Convective Hazard Evolution under Climate Change (CHECC)

Convective hazards such as large hail, severe wind gusts, tornadoes and heavy rainfall are responsible for high economic damages, fatalities and injuries across the world, in Europe, and in Germany. There are insufficient observations to determine whether trends in such local phenomena exist, but recent studies suggest that conditions associated with such hazards have become more frequent across large parts of Europe in recent decades.
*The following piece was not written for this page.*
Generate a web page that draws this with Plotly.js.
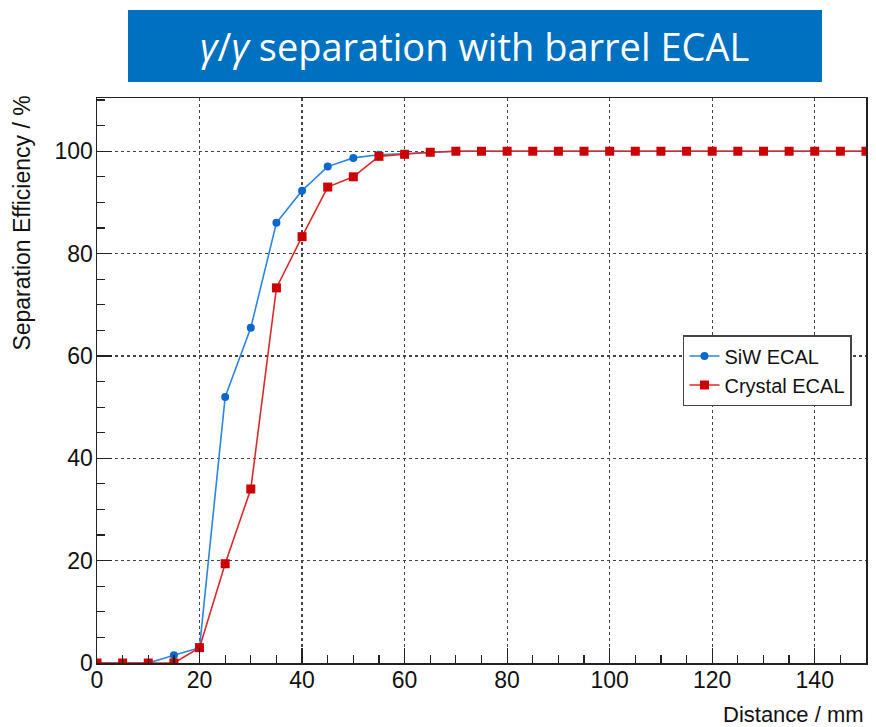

These conclusions are in part based on work with Additive Regression Convective Hazard Models (AR-CHaMo) that have been developed using state-of-the-art reanalysis data and observations collected in the European Severe Weather Database (ESWD).

The CHECC project improves AR-CHaMo by using newer reanalysis datasets with higher spatial and temporal resolutions, such as ERA5, COSMO-REA6 and MERRA2. The added resolution is expected to better resolve the conditions that give rise to the convective storms and hence to improved statistical models. More improvement is expected from additional observational data that is retrieved from media archives and thus enhances the severe weather database used for training the models. The robustness of the models will be investigated by applying them to different regions, e.g. Europe and a part of North America.

CHECC uses the models to investigate if significant trends in modelled hazard occurrence can be detected both in the past and in future climate projections. Furthermore, CHECC studies which part of these trends can be attributable to changes in tropospheric flow patterns, by assessing the impacts of any detected changes on the underlying physical drivers of convective events.

Finally, CHECC will explore the use of convection-permitting reanalysis data, such as COSMO-REA2. This is of particular interest as climate projections are gradually becoming available at convection-permitting module resolutions. As part of this section of the study, predictor parameters will need to be modified owing to the higher spatial resolution which requires proxies that describe the convective storms themselves rather than their respective mesoscale environment.